À l’occasion de l’examen de cet article 18, je voudrais revenir sur la suppression, par la commission des affaires sociales, des mesures introduites par l’Assemblée nationale, autorisant ce qu’il est convenu d’appeler des testings, autrement dit, des tests de discrimination.
Notre rapporteur justifie cette suppression en ces termes : «La commission a supprimé la possibilité de recours à la pratique dite de « testing », qui fait peser sur l’ensemble de la profession médicale un soupçon sans fondement au regard de l’engagement quotidien de l’immense majorité des praticiens dans l’exercice de leur profession ». Naturellement, nous ne partageons pas du tout cette analyse !

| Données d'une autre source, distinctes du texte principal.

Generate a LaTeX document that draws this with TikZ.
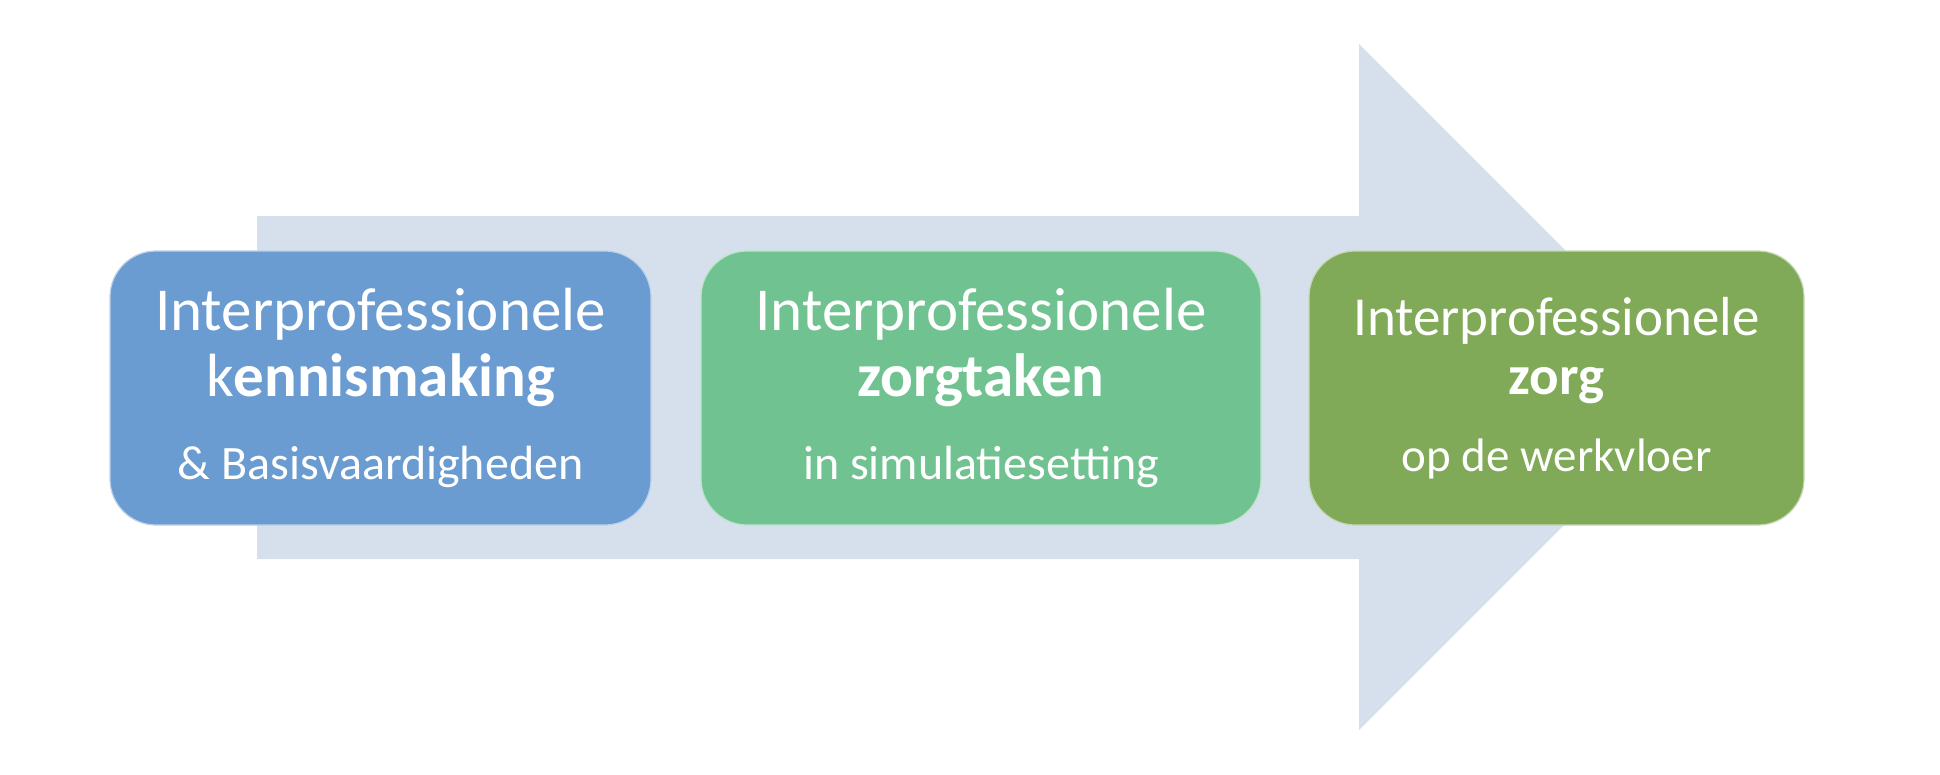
\documentclass[tikz,border=0pt]{standalone}
\usepackage{fontspec}
\setmainfont{Carlito}
\usepackage{xcolor}
\definecolor{pijl}{HTML}{D6DFEC}
\definecolor{blauw}{HTML}{6A9BD1}
\definecolor{groen}{HTML}{70C390}
\definecolor{olijf}{HTML}{80AA58}

\begin{document}
\begin{tikzpicture}[x=1pt,y=-1pt,
  fase/.style={rounded corners=46pt, minimum height=274pt, align=center, text=white,
    fill=#1, draw=white!55!#1, line width=1.2pt, inner sep=0pt,
    font=\fontsize{61}{66}\selectfont}]
  \useasboundingbox (0,0) rectangle (1940,774);
  \fill[pijl] (257,216) -- (1359,216) -- (1359,44) -- (1702,387) -- (1359,730) -- (1359,559) -- (257,559) -- cycle;
  \node[fase=blauw, minimum width=541pt] (kennis) at (380.5,388)
    {Interprofessionele\\k\textbf{ennismaking}\\[17pt]{\fontsize{48}{66}\selectfont\& Basisvaardigheden}};
  \node[fase=groen, minimum width=560pt] (taken) at (981,388)
    {Interprofessionele\\\textbf{zorgtaken}\\[17pt]{\fontsize{48}{66}\selectfont in simulatiesetting}};
  \node[fase=olijf, minimum width=495pt, font=\fontsize{55}{59}\selectfont] (zorg) at (1556.5,388)
    {Interprofessionele\\\textbf{zorg}\\[18pt]{\fontsize{47}{59}\selectfont op de werkvloer}};
\end{tikzpicture}
\end{document}
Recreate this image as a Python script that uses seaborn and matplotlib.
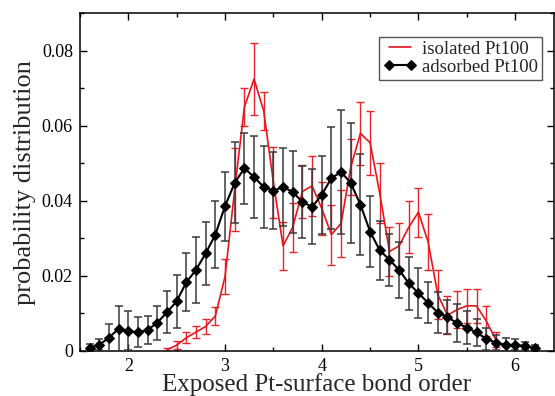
import numpy as np
import pandas as pd
import seaborn as sns
import matplotlib
matplotlib.use("Agg")
import matplotlib.pyplot as plt
from matplotlib.ticker import MultipleLocator, FuncFormatter

# isolated Pt100 (red, no markers)
iso_x = [2.4, 2.5, 2.6, 2.7, 2.8, 2.9,
         3.0, 3.1, 3.2, 3.3, 3.4, 3.5, 3.6, 3.7, 3.8, 3.9,
         4.0, 4.1, 4.2, 4.3, 4.4, 4.5, 4.6, 4.7, 4.8, 4.9,
         5.0, 5.1, 5.2, 5.3, 5.4, 5.5, 5.6, 5.7, 5.8]
iso_p = [0.0003, 0.0015, 0.0035, 0.005, 0.0065, 0.0093,
         0.0198, 0.043, 0.065, 0.0725, 0.064, 0.045, 0.028, 0.033, 0.0425, 0.044,
         0.038, 0.031, 0.034, 0.049, 0.058, 0.0555, 0.042, 0.0265, 0.028, 0.033,
         0.037, 0.029, 0.015, 0.0095, 0.011, 0.012, 0.012, 0.008, 0.003]
iso_err = [0.0005, 0.001, 0.0015, 0.0015, 0.002, 0.0025,
           0.0047, 0.011, 0.005, 0.0095, 0.005, 0.0095, 0.0065, 0.0065, 0.007, 0.008,
           0.007, 0.008, 0.009, 0.0075, 0.0085, 0.0085, 0.008, 0.0065, 0.006, 0.007,
           0.0065, 0.0075, 0.0065, 0.005, 0.005, 0.0045, 0.0045, 0.004, 0.002]

# adsorbed Pt100 (black diamonds)
ads_x = [1.6, 1.7, 1.8, 1.9,
         2.0, 2.1, 2.2, 2.3, 2.4, 2.5, 2.6, 2.7, 2.8, 2.9,
         3.0, 3.1, 3.2, 3.3, 3.4, 3.5, 3.6, 3.7, 3.8, 3.9,
         4.0, 4.1, 4.2, 4.3, 4.4, 4.5, 4.6, 4.7, 4.8, 4.9,
         5.0, 5.1, 5.2, 5.3, 5.4, 5.5, 5.6, 5.7, 5.8, 5.9,
         6.0, 6.1, 6.2]
ads_p = [0.0008, 0.0016, 0.0035, 0.0059,
         0.0053, 0.0049, 0.0056, 0.0075, 0.0103, 0.0132, 0.0183, 0.0216, 0.026, 0.031,
         0.0386, 0.0448, 0.0487, 0.0464, 0.0437, 0.0427, 0.0437, 0.0424, 0.0397, 0.0384,
         0.0416, 0.0461, 0.0477, 0.0448, 0.039, 0.0318, 0.0268, 0.0243, 0.0216, 0.018,
         0.0154, 0.0128, 0.0102, 0.009, 0.0074, 0.0062, 0.0049, 0.0032, 0.0022, 0.0016,
         0.0016, 0.0013, 0.0008]
ads_err = [0.001, 0.0015, 0.0037, 0.006,
           0.0052, 0.004, 0.0038, 0.0045, 0.0056, 0.007, 0.0078, 0.0088, 0.0085, 0.009,
           0.0092, 0.0108, 0.0095, 0.011, 0.011, 0.0103, 0.0105, 0.011, 0.0095, 0.01,
           0.0103, 0.0135, 0.0165, 0.016, 0.0135, 0.0095, 0.0078, 0.007, 0.0075, 0.007,
           0.0067, 0.0055, 0.0055, 0.0045, 0.005, 0.0045, 0.0035, 0.003, 0.002, 0.0018,
           0.0015, 0.001, 0.0008]

x_ticks = [2, 3, 4, 5, 6]
y_ticks = [0, 0.02, 0.04, 0.06, 0.08]

iso = pd.DataFrame({"order": iso_x, "prob": iso_p, "err": iso_err})
ads = pd.DataFrame({"order": ads_x, "prob": ads_p, "err": ads_err})

sns.set_theme(style="ticks")
plt.rcParams["font.family"] = ["Liberation Serif", "DejaVu Serif"]

fig = plt.figure(figsize=(5.55, 3.96), dpi=100)
ax = fig.add_axes([0.144, 0.114, 0.854, 0.852])

ax.errorbar(iso["order"], iso["prob"], yerr=iso["err"], fmt="none",
            ecolor="#e8262a", elinewidth=1.0, capsize=3, capthick=1.0, zorder=2)
sns.lineplot(data=iso, x="order", y="prob", color="#e8141c", linewidth=1.2,
             label="isolated Pt100", ax=ax, zorder=3)
ax.errorbar(ads["order"], ads["prob"], yerr=ads["err"], fmt="none",
            ecolor="#3a3a3a", elinewidth=1.1, capsize=3, capthick=1.1, zorder=4)
sns.lineplot(data=ads, x="order", y="prob", color="black", linewidth=1.5,
             marker="D", markersize=5.5, markeredgecolor="black",
             label="adsorbed Pt100", ax=ax, zorder=5)

ax.set_xlim(1.5, 6.4)
ax.set_ylim(0, 0.09)
ax.set_xticks(x_ticks)
ax.set_yticks(y_ticks)
ax.xaxis.set_minor_locator(MultipleLocator(0.5))
ax.yaxis.set_minor_locator(MultipleLocator(0.01))
ax.yaxis.set_major_formatter(FuncFormatter(lambda v, p: "0" if v == 0 else f"{v:.2f}"))
ax.tick_params(which="both", direction="in", top=True, right=True,
               colors="black", labelsize=13, width=1.0)
ax.tick_params(which="major", length=5, pad=5)
ax.tick_params(which="minor", length=3)
for s in ax.spines.values():
    s.set_linewidth(1.1)
    s.set_color("black")

ax.set_xlabel("Exposed Pt-surface bond order", fontsize=18, labelpad=-1)
ax.set_ylabel("probability distribution", fontsize=19, labelpad=4)

ax.legend(loc="upper right", bbox_to_anchor=(0.975, 0.93), borderaxespad=0,
          fontsize=13.5, numpoints=2, fancybox=False, framealpha=1,
          edgecolor="#555555", borderpad=0.2, labelspacing=0.05,
          handlelength=1.8, handletextpad=0.3)
ax.get_legend().get_frame().set_linewidth(1.0)

fig.savefig("out.png", dpi=100)
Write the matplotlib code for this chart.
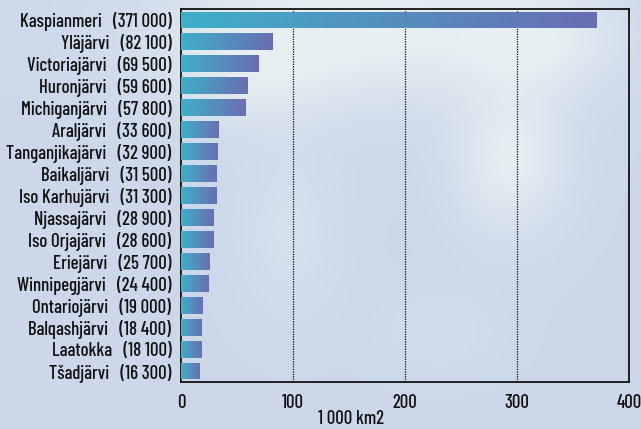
import matplotlib
matplotlib.use("Agg")
import matplotlib.pyplot as plt
import numpy as np
from matplotlib.colors import LinearSegmentedColormap

plt.rcParams['font.family'] = ['Barlow Condensed', 'DejaVu Sans']

lakes = ["Kaspianmeri", "Yläjärvi", "Victoriajärvi", "Huronjärvi", "Michiganjärvi",
         "Araljärvi", "Tanganjikajärvi", "Baikaljärvi", "Iso Karhujärvi", "Njassajärvi",
         "Iso Orjajärvi", "Eriejärvi", "Winnipegjärvi", "Ontariojärvi", "Balqashjärvi",
         "Laatokka", "Tšadjärvi"]
areas = [371000, 82100, 69500, 59600, 57800, 33600, 32900, 31500, 31300, 28900,
         28600, 25700, 24400, 19000, 18400, 18100, 16300]
xticks = [0, 100, 200, 300, 400]

W, H = 641, 429
fig = plt.figure(figsize=(W / 100, H / 100), dpi=100)

# soft cloudy backdrop
bg = fig.add_axes([0, 0, 1, 1], zorder=-10)
yy, xx = np.mgrid[0:H, 0:W]
field = np.zeros((H, W))
for cx, cy, sx, sy, a in [(370, 30, 190, 70, 1.0), (510, 160, 55, 70, 0.9),
                          (540, 40, 70, 50, 0.6), (290, 230, 50, 80, 0.35),
                          (250, 70, 80, 60, 0.5), (440, 330, 60, 40, 0.2)]:
    field += a * np.exp(-(((xx - cx) / sx) ** 2 + ((yy - cy) / sy) ** 2))
field = np.clip(field, 0, 1)
base = np.array([0.80, 0.85, 0.92])
light = np.array([0.91, 0.94, 0.95])
img = base[None, None, :] * (1 - field[..., None]) + light[None, None, :] * field[..., None]
bg.imshow(img, aspect='auto', extent=[0, 1, 0, 1], origin='upper')
bg.axis('off')

ax = fig.add_axes([181 / W, 1 - 382 / H, (629 - 181) / W, (382 - 9) / H])
ax.set_facecolor('none')

vals = np.array(areas) / 1000
pos = np.arange(len(lakes))
bars = ax.barh(pos, vals, height=0.77, color='none', edgecolor='none', zorder=3)

cmap = LinearSegmentedColormap.from_list('lake', ['#3eb0c9', '#6a6db2'])
grad = np.linspace(0, 1, 256).reshape(1, -1)
for b in bars:
    x0, y0 = b.get_x(), b.get_y()
    im = ax.imshow(grad, cmap=cmap, aspect='auto', zorder=3,
                   extent=[x0, x0 + b.get_width(), y0, y0 + b.get_height()])
    im.set_clip_path(b)

ax.set_xlim(0, 400)
ax.set_ylim(len(lakes) - 0.5, -0.5)
ax.set_xticks(xticks)
ax.set_xticklabels([str(t) for t in xticks])
ax.set_yticks(pos)
ax.set_yticklabels(["%s   (%s)" % (n, format(v, ',').replace(',', ' ')) for n, v in zip(lakes, areas)])
ax.tick_params(length=0, labelsize=13.5, pad=7)
ax.tick_params(axis='x', pad=9)
for t in ax.get_yticklabels() + ax.get_xticklabels():
    t.set_fontweight(500)
    t.set_color('#111111')

for x in xticks[1:-1]:
    ax.axvline(x, color='black', linestyle=(0, (1, 1)), linewidth=0.9, zorder=1)
for s in ax.spines.values():
    s.set_linewidth(1.3)
    s.set_color('#111111')

fig.text(351 / W, 1 - 419 / H, "1 000 km2", ha='center', va='center',
         fontsize=13.5, fontweight=500, color='#111111')

fig.savefig("out.png", dpi=100)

Nous avions donc décidé de déposer un amendement pour réintroduire cette disposition. Malheureusement, une difficulté technique, résultant des conditions de travail déplorables imposées par le refus de la majorité du Sénat et du Gouvernement de repousser le délai de dépôt des amendements, a rendu impossible le dépôt de cet amendement.
Nous considérons que la pratique du testing, si elle présente des inconvénients, n’est pas de nature à jeter l’opprobre sur une profession.
Accepter de soumettre des professionnels de santé à de tels tests, dés lors que ces professionnels ne pratiquent pas de discriminations interdites, permettrait au contraire de mettre en lumière que l’immense majorité d’entre eux exerce leur art dans le respect de la loi et de la déontologie. Inversement, craindre que cette pratique fasse peser sur l’ensemble de la profession le soupçon, c’est envisager que les résultats pourraient être catastrophiques. Monsieur le rapporteur, nous ne vous connaissions pas une telle défiance à l’égard des médecins, bien au contraire !
En réalité, le soupçon dont vous faites part existe déjà. Il est alimenté par des sources officielles, la DREES ayant publié, en 2004, un document sur le refus de soins opposé aux bénéficiaires de la CMU.
Nous sommes d’autant plus étonnés de cette position, monsieur le rapporteur, que la HALDE pratique aujourd’hui ce type de tests à l’encontre des bailleurs privés ou des employeurs. En poursuivant votre raisonnement, j’en déduis que vous considérez que la HALDE fait peser la suspicion sur l’ensemble des propriétaires et des employeurs de notre pays. Si tel est le cas, je m’étonne que le Gouvernement n’ait pas officiellement protesté contre l’attitude de la HALDE.
Aussi, madame la ministre, vous comprendrez que je vous demande de préciser l’opinion du Gouvernement sur les pratiques de testing, dans le domaine médical et de manière plus générale, notamment s’agissant des opérations menées par la HALDE.
Mes chers collègues, je regrette d’autant plus la suppression des mesures introduites par l’Assemblée nationale que le CISS vient de communiquer les résultats de l’enquête qu’il a menée. Je ne reviendrai pas sur ces résultats, Jean Desessard les ayant rappelés. Je préciserai néanmoins que, sur les 466 spécialistes testés, 22 %, et non 21 %, d’entre eux refusaient clairement de recevoir les patients bénéficiaires de la CMU. Ce taux est important et semble croître d’année en année, proportionnellement à l’importance du revenu et de la richesse des habitants de la ville dans lequel le cabinet est implanté. Pour autant, ces pratiques concernent une minorité de médecins, minorité qui n’est tout de même pas marginale.
Bien sûr, les réactions ne se sont pas fait attendre. À peine réalisé, ce testing était déjà dénoncé par le président de la Confédération des syndicats médicaux français, qui déclarait : «la légalisation du testing est le signe d’un acharnement sans précédents contre les médecins ».